Source code of charts:
■ ■ ■
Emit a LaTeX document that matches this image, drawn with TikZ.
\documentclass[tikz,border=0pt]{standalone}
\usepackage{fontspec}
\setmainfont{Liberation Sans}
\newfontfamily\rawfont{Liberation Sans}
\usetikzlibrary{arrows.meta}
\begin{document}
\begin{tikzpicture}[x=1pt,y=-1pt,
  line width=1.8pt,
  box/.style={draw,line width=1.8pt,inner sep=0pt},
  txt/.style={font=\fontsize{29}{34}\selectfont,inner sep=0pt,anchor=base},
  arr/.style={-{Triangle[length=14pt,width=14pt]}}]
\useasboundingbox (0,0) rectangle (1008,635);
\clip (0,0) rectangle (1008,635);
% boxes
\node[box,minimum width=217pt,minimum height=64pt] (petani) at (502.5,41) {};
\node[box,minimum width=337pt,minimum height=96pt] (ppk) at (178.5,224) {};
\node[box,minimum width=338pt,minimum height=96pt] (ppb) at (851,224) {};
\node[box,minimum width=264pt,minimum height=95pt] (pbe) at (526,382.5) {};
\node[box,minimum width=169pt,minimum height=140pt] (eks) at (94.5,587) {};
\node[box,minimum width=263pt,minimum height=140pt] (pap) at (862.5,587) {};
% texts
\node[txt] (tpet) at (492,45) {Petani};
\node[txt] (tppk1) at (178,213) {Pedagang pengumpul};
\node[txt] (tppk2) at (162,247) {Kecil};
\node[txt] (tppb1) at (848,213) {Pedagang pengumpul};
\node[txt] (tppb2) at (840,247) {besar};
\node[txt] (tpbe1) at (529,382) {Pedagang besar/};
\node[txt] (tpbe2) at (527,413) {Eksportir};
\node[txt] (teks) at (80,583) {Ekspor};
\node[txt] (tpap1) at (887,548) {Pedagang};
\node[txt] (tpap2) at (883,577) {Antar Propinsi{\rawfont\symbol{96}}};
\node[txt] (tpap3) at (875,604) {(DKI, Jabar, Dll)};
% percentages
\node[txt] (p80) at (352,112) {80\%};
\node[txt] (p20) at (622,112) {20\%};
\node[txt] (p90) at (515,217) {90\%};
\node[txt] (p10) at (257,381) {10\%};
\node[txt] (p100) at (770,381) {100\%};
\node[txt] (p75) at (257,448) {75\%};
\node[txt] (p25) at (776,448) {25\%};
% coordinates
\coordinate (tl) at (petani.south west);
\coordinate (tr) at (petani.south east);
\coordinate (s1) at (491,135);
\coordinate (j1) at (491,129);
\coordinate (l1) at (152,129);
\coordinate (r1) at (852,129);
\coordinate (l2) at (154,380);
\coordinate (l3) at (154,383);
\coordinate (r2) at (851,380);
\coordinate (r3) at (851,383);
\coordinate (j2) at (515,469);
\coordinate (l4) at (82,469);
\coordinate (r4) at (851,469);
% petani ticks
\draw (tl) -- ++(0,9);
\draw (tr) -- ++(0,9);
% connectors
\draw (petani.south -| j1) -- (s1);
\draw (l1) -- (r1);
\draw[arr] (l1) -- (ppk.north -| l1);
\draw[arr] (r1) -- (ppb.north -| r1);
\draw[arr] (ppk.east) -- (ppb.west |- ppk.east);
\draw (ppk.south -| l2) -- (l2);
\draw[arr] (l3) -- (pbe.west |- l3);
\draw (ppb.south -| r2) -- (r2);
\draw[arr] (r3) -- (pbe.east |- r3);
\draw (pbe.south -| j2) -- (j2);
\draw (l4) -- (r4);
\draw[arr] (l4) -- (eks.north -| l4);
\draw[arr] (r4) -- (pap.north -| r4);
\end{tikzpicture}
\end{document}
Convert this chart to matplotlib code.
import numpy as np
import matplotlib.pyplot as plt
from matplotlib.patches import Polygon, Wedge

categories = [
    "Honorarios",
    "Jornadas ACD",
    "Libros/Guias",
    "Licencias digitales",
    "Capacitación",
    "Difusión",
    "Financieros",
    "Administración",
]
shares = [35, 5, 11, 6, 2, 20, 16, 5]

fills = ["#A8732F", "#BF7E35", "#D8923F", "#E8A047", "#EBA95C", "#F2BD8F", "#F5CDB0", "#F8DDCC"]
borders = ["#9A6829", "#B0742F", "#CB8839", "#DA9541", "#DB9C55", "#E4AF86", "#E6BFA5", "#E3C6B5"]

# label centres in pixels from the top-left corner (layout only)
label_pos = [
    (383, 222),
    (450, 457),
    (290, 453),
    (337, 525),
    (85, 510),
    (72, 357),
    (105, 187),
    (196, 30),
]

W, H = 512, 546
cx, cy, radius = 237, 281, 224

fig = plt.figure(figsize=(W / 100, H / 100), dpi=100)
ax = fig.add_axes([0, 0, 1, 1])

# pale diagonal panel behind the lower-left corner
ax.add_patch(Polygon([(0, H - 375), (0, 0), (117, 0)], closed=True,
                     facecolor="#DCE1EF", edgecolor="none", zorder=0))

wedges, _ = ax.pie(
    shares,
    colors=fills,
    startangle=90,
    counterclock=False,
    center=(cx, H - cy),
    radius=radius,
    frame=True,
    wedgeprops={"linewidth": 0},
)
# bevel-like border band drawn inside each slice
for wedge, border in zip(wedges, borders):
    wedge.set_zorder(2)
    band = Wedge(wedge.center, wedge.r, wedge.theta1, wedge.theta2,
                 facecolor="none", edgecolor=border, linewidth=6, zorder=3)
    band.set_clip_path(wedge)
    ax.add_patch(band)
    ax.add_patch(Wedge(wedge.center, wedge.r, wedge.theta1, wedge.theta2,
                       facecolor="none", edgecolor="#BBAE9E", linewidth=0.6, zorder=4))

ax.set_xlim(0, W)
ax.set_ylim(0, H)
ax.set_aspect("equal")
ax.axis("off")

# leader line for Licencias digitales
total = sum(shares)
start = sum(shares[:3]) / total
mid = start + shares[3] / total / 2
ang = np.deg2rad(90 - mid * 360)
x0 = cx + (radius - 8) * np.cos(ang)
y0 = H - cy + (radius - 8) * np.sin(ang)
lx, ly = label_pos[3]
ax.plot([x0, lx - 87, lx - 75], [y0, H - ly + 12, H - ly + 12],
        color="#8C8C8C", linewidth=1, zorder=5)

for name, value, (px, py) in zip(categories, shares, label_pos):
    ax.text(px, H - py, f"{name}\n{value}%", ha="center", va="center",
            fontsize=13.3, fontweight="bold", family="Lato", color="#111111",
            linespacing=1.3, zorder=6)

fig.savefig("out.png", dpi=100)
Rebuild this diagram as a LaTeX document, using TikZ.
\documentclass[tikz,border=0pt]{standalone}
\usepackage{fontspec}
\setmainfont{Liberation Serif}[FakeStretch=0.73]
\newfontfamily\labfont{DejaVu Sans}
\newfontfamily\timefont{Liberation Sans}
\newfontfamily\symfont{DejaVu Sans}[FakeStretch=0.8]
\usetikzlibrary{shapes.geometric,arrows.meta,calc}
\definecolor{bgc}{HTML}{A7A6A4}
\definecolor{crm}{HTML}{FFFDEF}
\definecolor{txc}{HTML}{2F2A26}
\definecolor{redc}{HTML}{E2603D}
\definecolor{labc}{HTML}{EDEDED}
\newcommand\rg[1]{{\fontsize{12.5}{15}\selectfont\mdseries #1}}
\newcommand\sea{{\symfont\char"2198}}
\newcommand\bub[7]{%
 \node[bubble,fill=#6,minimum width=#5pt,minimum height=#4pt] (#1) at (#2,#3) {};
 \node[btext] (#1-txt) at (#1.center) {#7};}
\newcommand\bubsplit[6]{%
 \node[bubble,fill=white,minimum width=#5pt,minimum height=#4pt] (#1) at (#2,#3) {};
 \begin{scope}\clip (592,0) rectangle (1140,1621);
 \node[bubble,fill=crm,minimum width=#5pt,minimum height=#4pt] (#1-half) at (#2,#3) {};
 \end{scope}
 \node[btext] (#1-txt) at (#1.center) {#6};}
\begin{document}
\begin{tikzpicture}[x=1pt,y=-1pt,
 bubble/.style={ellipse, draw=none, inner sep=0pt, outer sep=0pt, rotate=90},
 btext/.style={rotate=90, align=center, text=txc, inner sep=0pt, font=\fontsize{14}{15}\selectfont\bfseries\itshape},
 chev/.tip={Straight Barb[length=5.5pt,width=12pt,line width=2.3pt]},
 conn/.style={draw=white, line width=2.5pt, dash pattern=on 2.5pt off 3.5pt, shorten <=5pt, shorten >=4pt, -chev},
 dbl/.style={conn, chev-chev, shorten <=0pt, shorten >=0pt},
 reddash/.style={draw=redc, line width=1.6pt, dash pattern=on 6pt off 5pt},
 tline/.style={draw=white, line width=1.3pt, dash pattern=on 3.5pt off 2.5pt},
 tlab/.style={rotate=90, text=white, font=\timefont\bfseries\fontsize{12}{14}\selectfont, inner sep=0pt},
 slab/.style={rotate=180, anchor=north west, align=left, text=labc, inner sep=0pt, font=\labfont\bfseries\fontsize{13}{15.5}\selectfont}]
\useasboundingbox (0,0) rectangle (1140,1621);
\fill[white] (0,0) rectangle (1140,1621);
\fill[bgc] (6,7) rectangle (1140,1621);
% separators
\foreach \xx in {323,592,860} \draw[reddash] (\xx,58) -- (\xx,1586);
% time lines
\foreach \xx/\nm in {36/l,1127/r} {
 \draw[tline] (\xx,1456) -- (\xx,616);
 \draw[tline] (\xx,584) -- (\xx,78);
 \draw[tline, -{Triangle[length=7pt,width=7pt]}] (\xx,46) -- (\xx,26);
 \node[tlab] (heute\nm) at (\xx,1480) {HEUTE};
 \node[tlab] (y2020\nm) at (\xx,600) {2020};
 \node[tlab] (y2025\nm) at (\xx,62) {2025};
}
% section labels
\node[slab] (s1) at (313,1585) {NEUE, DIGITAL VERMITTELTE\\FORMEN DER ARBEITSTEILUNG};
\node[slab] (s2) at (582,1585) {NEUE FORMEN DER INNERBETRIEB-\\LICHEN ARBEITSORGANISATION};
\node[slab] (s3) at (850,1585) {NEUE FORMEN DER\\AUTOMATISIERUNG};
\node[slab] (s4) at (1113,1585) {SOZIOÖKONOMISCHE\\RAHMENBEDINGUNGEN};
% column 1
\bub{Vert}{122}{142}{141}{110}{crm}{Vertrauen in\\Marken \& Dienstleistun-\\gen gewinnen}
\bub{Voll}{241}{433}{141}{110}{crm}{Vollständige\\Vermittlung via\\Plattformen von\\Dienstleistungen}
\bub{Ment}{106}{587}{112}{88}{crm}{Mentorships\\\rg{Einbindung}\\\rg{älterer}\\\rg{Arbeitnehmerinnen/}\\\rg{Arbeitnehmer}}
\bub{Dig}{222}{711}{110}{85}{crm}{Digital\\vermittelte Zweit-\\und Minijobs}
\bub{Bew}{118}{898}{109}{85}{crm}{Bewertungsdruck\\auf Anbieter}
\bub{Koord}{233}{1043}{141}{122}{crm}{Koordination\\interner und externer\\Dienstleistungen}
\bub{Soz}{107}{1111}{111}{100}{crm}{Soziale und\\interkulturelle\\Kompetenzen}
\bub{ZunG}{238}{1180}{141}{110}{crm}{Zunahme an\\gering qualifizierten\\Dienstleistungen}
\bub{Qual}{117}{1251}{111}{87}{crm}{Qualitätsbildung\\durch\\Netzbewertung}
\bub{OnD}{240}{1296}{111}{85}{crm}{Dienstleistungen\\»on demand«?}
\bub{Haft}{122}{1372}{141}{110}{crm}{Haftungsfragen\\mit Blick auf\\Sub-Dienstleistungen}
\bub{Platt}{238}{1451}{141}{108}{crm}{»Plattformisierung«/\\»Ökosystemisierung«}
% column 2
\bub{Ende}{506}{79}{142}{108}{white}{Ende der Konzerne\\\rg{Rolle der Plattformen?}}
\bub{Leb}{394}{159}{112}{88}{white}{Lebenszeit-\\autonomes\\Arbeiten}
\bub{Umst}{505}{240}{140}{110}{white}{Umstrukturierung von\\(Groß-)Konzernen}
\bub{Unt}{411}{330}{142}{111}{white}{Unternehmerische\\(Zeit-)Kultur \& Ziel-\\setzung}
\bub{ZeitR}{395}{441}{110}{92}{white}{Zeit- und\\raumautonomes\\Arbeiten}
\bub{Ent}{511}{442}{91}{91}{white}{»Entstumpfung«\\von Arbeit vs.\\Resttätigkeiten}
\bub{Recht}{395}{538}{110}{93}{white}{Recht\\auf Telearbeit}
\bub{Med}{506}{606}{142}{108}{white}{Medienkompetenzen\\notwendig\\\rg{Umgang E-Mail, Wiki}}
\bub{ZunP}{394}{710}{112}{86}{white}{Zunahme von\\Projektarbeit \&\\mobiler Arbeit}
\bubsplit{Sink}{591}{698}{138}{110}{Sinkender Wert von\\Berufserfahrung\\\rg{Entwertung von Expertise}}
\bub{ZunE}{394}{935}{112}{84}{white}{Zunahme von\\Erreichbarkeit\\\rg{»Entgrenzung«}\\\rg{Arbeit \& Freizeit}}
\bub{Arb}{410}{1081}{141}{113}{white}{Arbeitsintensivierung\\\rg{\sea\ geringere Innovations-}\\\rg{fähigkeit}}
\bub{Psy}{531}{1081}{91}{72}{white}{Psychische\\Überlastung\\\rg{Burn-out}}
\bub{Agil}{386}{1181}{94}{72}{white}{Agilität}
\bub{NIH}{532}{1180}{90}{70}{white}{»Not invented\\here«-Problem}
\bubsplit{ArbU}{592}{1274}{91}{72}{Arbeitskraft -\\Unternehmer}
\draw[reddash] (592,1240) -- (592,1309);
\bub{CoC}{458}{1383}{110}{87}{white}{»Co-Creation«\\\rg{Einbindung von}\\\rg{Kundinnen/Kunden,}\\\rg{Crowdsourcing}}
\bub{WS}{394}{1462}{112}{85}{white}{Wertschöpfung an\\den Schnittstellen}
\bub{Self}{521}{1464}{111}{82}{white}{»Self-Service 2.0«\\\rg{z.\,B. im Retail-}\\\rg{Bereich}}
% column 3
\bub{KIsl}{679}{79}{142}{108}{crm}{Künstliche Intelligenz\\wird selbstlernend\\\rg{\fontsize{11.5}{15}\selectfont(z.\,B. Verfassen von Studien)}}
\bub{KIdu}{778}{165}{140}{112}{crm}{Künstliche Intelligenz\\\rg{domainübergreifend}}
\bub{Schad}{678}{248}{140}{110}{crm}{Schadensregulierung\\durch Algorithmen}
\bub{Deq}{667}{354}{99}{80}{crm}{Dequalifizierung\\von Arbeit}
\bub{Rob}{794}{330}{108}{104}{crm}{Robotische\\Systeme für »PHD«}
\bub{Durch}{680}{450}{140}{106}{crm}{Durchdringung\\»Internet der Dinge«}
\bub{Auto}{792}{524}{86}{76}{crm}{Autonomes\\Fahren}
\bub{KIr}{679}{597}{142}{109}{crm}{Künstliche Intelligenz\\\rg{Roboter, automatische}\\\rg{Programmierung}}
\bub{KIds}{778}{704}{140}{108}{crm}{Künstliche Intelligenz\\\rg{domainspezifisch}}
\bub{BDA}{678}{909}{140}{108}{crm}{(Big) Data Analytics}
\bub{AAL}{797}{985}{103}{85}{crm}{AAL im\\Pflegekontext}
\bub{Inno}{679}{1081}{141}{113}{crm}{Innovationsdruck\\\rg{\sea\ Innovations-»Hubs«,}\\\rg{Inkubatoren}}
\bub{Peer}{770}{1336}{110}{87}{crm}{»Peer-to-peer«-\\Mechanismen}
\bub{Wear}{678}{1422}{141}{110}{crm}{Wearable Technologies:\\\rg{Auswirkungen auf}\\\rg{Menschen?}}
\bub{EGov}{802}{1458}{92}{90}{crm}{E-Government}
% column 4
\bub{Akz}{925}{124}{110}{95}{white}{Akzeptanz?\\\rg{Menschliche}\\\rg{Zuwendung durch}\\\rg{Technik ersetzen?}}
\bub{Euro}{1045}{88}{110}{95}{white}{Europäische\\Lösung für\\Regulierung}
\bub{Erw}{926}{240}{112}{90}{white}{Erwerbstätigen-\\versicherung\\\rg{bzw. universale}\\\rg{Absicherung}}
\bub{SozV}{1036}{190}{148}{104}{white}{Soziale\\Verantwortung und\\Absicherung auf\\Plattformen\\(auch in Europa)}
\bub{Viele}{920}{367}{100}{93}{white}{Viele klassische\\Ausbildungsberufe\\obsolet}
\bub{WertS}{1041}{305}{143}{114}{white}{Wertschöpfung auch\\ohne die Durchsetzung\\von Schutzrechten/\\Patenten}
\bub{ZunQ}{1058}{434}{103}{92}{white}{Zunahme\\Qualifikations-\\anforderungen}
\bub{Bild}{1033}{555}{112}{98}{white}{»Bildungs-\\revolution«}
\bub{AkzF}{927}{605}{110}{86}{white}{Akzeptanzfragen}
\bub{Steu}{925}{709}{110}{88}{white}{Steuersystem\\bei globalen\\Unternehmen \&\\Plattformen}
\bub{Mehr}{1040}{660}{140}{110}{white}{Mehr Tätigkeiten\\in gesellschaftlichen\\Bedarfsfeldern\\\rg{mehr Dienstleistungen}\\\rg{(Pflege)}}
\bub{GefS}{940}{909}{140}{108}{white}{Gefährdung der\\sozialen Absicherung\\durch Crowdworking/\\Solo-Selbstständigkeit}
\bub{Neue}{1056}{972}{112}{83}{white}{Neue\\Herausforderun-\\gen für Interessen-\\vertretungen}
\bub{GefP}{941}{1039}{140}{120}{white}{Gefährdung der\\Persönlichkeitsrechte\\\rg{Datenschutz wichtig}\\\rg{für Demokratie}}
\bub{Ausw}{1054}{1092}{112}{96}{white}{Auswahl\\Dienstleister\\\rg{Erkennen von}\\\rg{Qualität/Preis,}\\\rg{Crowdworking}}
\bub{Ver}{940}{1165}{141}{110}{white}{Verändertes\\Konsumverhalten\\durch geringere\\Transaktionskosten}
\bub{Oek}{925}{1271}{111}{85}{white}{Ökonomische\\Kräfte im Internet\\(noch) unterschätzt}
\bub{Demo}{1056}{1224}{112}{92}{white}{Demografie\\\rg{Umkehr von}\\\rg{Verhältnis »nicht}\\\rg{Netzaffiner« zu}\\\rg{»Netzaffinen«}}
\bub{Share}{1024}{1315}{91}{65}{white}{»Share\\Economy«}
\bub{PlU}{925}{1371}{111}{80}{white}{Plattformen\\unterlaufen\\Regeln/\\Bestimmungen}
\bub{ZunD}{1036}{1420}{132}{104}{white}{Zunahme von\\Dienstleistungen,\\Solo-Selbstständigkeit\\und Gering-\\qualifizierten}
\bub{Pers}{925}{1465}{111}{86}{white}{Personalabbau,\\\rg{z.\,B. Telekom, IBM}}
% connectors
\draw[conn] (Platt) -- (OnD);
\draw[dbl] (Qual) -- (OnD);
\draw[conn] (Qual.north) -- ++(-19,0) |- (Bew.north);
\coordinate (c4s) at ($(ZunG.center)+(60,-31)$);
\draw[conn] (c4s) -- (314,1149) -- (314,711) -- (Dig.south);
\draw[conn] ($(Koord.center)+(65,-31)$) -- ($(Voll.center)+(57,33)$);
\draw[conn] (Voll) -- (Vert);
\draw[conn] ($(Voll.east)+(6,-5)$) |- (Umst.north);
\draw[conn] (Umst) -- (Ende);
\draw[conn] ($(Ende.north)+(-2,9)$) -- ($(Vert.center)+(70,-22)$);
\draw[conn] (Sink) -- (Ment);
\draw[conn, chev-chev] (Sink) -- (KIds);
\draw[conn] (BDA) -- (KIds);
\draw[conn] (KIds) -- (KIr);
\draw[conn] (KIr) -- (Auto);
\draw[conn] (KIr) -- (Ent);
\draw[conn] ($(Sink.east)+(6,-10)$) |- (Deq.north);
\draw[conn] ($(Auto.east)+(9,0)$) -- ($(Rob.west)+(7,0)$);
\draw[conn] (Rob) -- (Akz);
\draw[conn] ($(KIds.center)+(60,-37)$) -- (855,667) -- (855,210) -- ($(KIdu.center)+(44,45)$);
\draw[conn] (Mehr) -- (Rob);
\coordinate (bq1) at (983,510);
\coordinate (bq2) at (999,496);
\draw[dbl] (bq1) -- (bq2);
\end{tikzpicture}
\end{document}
■ ■ ■
* **EXERCISE REQUIREMENTS**
Emit only the lines from the one containing "Convert this chart to matplotlib code." through the one containing "from matplotlib.patches import Polygon, Wedge", copied exactly.

* **SOLUTION FOR THIS TASK**
Convert this chart to matplotlib code.
import numpy as np
import matplotlib.pyplot as plt
from matplotlib.patches import Polygon, Wedge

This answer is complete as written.